Today I took the kids to exchange a few duplicate birthday gifts. It was their first foray into a toy store. Deprived, I know, but I try to keep episodes of sobbing materialism to a minimum.
The agreement was that they could each pick out one replacement toy. I was using my mind-meld techniques to steer them towards a new doll stroller (Maggie's broke) and a set of pots and pans for their new stove.
Instead Oliver fell hard for the first thing his eyes landed on: a nifty Tinkerbell cylinder bag with a beaded handle. He calls it "my purse" and saying he likes it is to do a grave injustice to the intensity of infatuation everywhere. He is sleeping with it at this very moment.
My only regret was my reaction. Once I realized he meant business, I gently urged him to check out the trucks, which, duh, could never match the splendor of a lavender tin Tinkerbell purse. I mean, in a million years. Please.
A thing I like
I just started The Slippery Year: A Meditation on Happily Ever After by Melanie Gideon, which, from what I can tell so far, is a memoir about my current stage of life—the what-next stage when you have the relationship and the house and the kids and maybe even the job and then, well, having it all can be a little static. It turns out that life is like good fiction: the main character has to want something to make it compelling.
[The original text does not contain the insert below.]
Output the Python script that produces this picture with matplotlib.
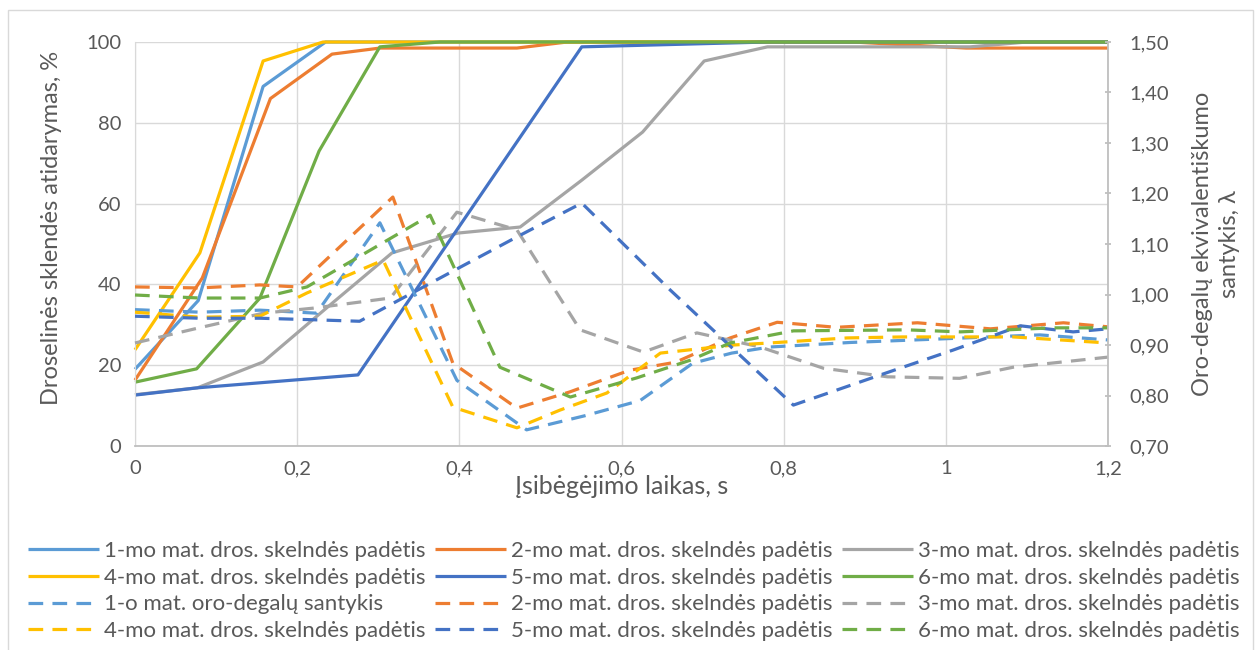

Anyway, I liked this little passage here:
"There's this strange phenomenon. An hour after you've put your children to sleep, the ways in which you have wronged them sprawl out on your chest, all two hundred and fifty pounds of them, and suck the breath right out of you. It works the same way with gratitude. An hour after your family has left the house, you love them with a piercing intensity that was nowhere to be found when you were scraping egg yolk off their breakfast dishes. Your hope is to one day feel this way about them when they are in the room. This is a pretty lofty goal."
3 comments:
Love that quote from the slippery year--you'll have to pass that on at the beach. that is me to a tee! the guilt, the aching love, everything. btw, I have photos of tyler in the purple fairy costume that I think I sent off to your kids for dress up--I'll be pulling that one out for HS graduation party. you might try pairing the fairy costume with the purse...hmmm, sounds like a match!
-KT
Somewhere between 3 and 6 my son went from wanting a sparkly purse and loving pink and purple more than anything to being obsessed with swords and shooting and one day declaring "I will marry a princess. She will be beautiful and have a fan," and taking a piece of paper and fanning himself in demonstration of the behavior he expects of his future wife. I have one question: how does he know what a fan is?
i love that quote too. i don't know if i have ever heard that feeling expressed so well.
and i am pretty sure that oliver and i now have the same purse.